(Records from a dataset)

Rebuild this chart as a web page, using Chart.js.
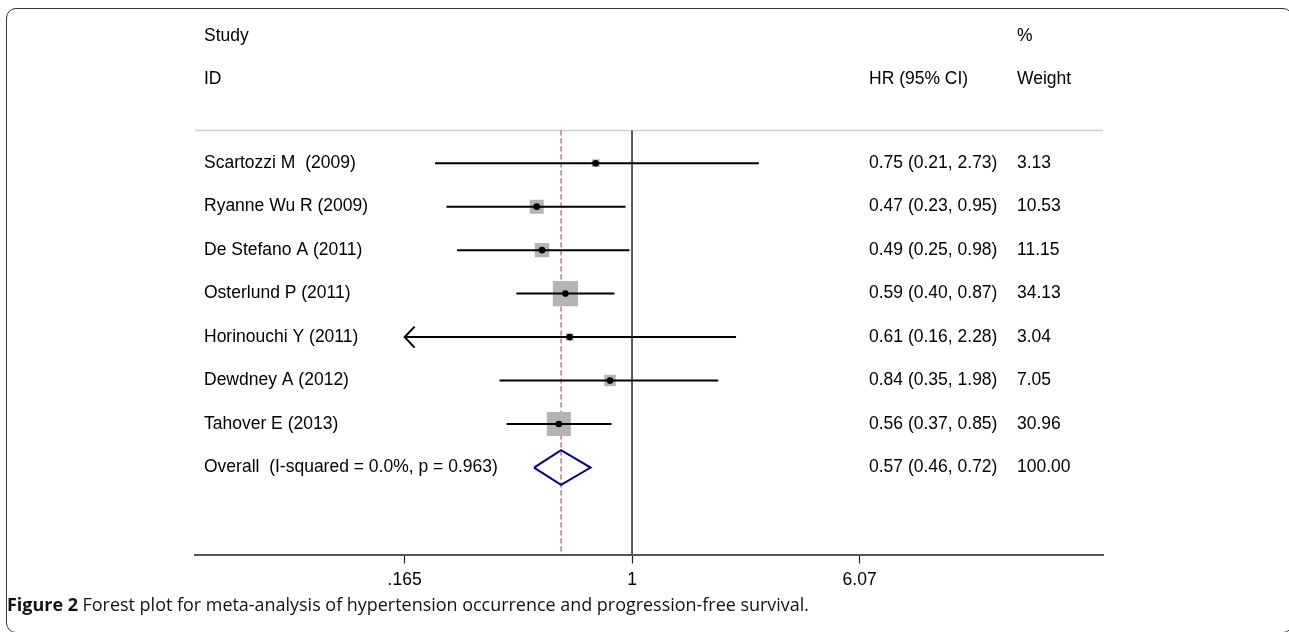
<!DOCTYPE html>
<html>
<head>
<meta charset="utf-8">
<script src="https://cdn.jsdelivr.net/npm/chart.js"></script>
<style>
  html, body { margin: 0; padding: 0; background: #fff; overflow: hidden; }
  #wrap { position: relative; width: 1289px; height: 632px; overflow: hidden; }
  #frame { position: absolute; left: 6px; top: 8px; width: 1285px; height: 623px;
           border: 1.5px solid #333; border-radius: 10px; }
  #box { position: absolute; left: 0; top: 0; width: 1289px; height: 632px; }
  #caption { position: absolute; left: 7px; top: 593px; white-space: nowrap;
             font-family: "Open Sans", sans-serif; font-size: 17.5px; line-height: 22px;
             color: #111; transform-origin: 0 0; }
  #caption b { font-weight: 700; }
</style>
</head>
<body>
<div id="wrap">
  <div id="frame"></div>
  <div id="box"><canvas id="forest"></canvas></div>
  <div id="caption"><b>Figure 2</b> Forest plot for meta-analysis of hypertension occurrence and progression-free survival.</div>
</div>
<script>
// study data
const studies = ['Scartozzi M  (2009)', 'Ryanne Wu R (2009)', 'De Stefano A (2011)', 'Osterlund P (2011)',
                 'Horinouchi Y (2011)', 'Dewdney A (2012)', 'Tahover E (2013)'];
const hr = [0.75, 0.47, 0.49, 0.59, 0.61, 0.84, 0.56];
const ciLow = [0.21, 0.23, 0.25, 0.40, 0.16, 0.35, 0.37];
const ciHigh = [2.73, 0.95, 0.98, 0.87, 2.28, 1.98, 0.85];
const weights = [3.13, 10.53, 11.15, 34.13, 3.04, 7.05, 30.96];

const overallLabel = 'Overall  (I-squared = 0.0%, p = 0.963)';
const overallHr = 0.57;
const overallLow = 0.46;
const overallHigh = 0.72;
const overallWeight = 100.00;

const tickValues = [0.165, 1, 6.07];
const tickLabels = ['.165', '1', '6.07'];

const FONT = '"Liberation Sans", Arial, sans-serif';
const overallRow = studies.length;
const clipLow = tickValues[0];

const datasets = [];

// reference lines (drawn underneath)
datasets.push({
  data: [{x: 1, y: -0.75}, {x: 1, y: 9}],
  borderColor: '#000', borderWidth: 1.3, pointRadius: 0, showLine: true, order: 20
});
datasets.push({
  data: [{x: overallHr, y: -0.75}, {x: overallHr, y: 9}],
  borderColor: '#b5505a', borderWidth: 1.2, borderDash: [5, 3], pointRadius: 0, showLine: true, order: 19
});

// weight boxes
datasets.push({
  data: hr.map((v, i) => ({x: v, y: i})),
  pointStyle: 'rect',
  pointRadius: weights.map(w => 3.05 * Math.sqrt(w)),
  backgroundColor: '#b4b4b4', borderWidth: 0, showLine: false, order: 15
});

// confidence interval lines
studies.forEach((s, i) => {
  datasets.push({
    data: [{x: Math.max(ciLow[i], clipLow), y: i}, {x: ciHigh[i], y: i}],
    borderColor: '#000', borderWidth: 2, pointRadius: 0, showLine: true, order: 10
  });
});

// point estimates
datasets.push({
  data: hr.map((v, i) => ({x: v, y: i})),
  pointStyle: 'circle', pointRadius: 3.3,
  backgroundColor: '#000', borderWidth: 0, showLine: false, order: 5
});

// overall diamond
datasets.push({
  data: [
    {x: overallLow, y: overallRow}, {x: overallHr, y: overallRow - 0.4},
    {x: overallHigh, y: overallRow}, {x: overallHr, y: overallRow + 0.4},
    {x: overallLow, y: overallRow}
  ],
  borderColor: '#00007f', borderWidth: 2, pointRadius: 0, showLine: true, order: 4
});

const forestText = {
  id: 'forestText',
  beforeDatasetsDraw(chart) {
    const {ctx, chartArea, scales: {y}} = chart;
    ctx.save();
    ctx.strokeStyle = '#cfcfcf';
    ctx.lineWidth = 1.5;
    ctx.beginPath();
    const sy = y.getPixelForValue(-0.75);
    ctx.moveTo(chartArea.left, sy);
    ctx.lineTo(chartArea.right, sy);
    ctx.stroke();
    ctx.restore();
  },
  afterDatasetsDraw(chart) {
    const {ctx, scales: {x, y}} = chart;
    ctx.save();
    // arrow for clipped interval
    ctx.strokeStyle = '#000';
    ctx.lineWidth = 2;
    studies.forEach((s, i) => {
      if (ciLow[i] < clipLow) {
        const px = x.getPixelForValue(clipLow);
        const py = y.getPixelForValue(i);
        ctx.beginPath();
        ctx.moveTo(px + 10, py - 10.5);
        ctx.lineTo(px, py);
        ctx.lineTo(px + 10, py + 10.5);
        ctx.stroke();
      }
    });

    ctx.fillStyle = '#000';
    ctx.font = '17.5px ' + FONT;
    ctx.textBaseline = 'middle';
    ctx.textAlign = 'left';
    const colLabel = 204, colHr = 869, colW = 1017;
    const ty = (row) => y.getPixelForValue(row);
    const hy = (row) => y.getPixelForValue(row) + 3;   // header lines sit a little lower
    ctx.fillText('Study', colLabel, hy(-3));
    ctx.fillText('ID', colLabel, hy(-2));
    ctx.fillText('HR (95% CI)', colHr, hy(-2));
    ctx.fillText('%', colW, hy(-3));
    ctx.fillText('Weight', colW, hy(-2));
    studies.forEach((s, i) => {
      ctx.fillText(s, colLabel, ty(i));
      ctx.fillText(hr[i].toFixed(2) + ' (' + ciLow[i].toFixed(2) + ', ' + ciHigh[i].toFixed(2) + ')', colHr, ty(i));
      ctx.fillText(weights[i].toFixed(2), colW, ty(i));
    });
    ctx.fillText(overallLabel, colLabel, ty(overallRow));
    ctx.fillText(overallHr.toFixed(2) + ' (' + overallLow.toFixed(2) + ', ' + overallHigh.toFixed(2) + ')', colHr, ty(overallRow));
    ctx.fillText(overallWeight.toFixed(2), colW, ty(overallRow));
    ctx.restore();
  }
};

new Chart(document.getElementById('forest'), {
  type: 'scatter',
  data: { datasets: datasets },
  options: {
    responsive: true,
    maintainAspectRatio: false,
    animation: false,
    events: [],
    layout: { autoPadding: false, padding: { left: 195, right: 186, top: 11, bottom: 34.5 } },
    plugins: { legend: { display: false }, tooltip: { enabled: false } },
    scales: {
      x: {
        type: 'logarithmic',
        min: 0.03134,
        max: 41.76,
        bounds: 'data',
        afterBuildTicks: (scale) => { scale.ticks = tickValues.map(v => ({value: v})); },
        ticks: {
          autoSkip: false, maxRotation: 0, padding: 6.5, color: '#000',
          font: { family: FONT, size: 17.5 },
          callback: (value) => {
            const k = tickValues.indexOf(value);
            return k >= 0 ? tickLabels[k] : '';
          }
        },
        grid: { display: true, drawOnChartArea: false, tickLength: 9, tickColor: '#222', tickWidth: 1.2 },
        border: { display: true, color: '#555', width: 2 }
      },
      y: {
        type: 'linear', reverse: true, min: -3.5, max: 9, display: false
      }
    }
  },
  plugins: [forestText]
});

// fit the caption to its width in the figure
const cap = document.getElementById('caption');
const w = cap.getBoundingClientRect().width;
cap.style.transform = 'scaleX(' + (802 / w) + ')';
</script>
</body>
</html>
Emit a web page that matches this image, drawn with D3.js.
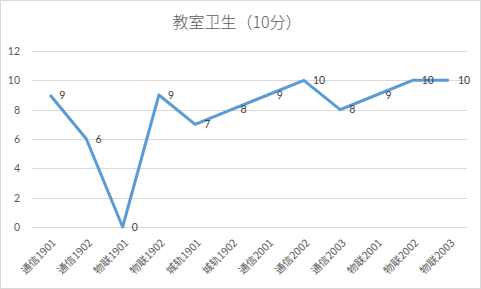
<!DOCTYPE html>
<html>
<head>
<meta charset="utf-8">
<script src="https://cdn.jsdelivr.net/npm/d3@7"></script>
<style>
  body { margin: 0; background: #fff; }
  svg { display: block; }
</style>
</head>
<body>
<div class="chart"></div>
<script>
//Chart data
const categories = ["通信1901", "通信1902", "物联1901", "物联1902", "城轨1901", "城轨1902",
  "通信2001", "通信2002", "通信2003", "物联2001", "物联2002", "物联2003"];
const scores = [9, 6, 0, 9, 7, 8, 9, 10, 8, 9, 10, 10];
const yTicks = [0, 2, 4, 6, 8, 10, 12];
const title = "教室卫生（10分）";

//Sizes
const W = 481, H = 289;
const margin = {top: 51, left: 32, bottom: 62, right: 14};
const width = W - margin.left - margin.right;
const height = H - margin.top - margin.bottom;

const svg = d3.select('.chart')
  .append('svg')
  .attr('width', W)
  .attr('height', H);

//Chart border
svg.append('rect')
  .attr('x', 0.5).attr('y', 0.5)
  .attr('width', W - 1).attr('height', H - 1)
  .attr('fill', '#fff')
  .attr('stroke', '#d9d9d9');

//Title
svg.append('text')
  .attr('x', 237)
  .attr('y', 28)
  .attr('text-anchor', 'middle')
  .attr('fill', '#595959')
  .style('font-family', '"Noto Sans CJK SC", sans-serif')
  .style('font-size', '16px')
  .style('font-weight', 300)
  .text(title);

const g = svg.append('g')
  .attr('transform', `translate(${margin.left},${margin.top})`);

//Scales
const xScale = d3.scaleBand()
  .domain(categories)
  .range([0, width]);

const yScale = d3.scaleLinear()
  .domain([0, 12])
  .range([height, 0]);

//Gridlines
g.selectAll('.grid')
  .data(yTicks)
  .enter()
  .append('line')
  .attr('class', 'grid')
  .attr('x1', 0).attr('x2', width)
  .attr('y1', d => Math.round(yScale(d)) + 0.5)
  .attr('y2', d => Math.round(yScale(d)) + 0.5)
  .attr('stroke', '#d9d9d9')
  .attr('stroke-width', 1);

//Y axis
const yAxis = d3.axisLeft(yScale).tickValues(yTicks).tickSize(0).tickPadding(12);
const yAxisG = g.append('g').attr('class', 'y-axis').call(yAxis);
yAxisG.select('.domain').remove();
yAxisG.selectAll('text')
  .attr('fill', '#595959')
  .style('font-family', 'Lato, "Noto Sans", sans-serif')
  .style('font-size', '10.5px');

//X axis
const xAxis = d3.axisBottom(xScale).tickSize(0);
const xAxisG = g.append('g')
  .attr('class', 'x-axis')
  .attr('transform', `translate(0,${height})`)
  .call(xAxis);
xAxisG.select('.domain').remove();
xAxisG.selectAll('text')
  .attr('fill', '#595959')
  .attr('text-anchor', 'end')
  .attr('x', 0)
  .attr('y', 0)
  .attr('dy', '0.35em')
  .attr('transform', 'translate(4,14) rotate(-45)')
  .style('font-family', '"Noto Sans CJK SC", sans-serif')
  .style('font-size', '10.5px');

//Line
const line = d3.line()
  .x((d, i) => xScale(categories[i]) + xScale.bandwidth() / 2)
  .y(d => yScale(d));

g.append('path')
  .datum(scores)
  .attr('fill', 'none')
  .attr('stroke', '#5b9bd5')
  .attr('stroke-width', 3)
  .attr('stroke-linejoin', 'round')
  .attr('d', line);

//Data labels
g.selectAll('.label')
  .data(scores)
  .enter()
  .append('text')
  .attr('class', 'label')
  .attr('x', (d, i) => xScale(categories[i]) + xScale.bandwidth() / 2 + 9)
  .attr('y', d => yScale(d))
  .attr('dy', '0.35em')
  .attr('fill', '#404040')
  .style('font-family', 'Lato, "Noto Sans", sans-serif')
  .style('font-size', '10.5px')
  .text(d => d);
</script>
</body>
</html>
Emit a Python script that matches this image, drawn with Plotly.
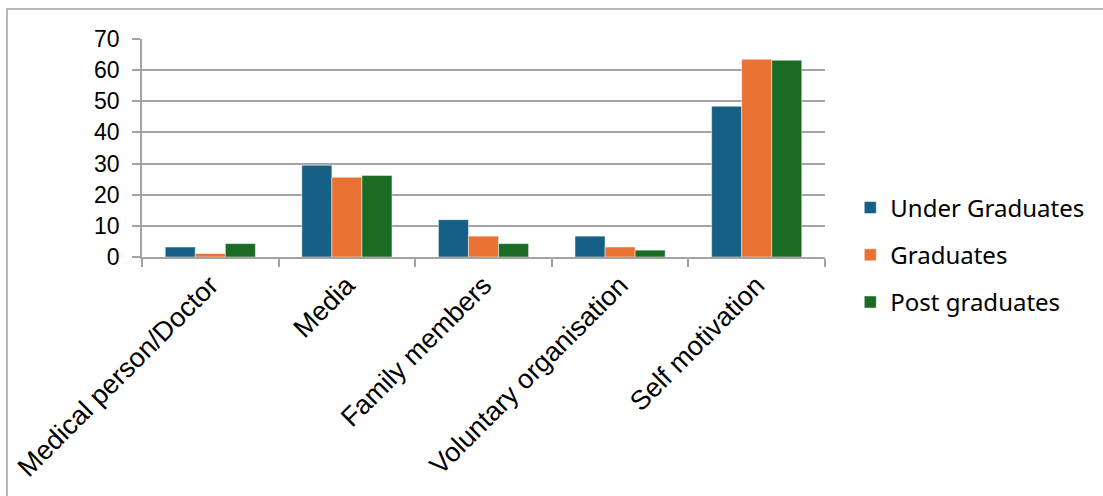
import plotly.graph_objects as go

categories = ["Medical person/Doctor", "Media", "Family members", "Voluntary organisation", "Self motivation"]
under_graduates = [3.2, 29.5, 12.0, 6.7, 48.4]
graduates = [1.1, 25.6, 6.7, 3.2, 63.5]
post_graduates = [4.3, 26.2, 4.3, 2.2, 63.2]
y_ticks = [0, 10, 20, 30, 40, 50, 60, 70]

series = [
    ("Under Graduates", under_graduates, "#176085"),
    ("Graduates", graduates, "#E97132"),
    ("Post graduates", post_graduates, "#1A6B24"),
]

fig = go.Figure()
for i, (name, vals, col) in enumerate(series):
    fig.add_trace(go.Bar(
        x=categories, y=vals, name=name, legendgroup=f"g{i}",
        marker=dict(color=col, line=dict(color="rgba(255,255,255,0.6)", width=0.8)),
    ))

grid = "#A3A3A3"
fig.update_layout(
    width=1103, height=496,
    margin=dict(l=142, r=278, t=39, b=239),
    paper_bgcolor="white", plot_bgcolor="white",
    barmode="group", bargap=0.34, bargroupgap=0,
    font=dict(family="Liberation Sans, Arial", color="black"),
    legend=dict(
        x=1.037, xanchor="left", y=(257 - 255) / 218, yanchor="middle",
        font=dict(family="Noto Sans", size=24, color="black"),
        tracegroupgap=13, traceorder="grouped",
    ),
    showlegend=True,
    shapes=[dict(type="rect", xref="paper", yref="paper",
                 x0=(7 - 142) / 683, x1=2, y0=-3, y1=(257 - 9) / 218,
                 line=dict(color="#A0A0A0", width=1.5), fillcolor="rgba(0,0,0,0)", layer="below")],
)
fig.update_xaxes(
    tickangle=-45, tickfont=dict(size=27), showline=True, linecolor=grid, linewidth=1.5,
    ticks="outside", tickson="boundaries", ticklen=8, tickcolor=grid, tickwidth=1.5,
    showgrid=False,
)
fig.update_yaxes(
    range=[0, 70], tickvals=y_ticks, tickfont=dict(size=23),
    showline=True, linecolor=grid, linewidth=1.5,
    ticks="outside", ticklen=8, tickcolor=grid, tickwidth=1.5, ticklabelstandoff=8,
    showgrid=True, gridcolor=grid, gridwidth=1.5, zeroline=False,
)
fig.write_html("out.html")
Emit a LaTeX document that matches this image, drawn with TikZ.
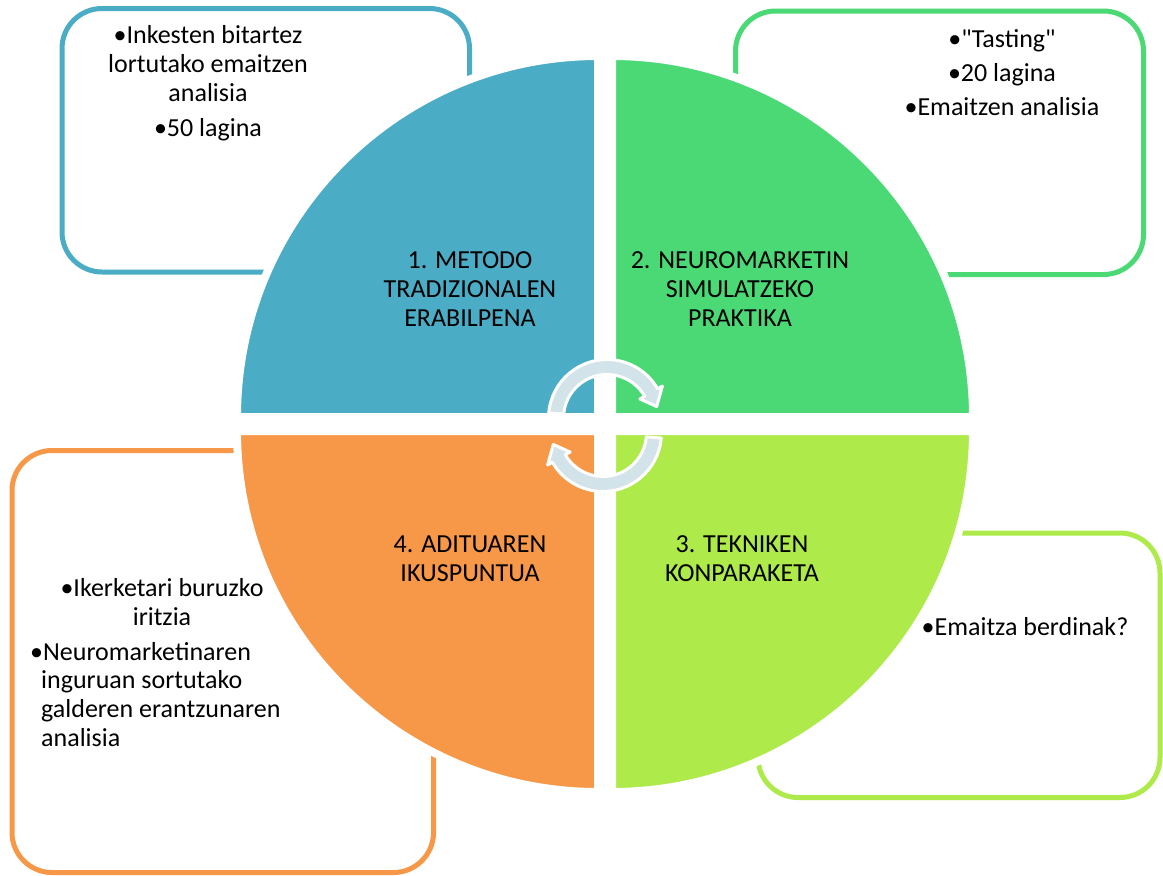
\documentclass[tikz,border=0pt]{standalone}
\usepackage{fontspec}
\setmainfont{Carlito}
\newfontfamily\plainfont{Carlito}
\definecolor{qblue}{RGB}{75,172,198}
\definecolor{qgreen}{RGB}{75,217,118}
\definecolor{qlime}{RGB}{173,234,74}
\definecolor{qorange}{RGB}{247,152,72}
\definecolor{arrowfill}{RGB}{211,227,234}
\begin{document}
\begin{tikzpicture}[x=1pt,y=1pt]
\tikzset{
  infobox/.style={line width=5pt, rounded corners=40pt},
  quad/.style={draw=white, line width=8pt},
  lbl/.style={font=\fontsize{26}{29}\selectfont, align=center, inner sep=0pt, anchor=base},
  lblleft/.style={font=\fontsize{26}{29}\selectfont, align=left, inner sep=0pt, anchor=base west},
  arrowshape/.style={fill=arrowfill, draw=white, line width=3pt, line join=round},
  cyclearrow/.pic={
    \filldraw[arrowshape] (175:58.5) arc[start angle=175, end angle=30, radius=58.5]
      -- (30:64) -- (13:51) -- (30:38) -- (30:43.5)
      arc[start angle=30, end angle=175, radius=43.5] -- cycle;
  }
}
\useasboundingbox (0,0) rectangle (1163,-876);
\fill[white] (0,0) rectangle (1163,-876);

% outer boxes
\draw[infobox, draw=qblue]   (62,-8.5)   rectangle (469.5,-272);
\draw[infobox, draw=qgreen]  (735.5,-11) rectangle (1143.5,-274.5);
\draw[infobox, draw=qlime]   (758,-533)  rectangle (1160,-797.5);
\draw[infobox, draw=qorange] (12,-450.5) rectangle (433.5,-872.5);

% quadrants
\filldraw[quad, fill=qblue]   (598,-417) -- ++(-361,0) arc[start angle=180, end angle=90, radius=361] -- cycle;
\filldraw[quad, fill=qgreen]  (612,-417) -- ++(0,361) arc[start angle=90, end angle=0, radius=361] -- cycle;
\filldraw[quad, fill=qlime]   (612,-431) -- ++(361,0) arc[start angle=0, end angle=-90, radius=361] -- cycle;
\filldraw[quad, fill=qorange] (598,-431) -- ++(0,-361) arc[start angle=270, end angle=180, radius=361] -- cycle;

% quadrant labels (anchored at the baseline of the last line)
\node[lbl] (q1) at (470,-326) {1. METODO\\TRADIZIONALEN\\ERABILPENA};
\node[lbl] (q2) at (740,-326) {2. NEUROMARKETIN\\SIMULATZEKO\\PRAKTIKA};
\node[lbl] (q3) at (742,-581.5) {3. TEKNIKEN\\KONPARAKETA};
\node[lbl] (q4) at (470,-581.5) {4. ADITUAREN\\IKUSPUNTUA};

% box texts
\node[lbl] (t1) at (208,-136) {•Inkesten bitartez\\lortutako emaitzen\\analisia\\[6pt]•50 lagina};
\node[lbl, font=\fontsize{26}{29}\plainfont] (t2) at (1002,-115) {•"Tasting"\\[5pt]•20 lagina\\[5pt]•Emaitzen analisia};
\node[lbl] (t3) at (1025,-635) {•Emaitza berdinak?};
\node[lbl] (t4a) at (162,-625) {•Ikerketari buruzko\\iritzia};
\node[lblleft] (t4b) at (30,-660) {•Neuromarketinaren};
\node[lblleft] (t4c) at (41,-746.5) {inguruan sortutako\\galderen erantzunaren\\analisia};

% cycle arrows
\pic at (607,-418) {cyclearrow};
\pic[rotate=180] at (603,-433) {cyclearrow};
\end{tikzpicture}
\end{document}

EXERCISE REQUIREMENTS
Copy, exactly as they stand, the lines from the one that holds "Emit a Python" to the one that holds "import plotly.graph_objects as go", both included, and drop every picture.

TASK SOLUTION
Emit a Python script that matches this image, drawn with Plotly.
import plotly.graph_objects as go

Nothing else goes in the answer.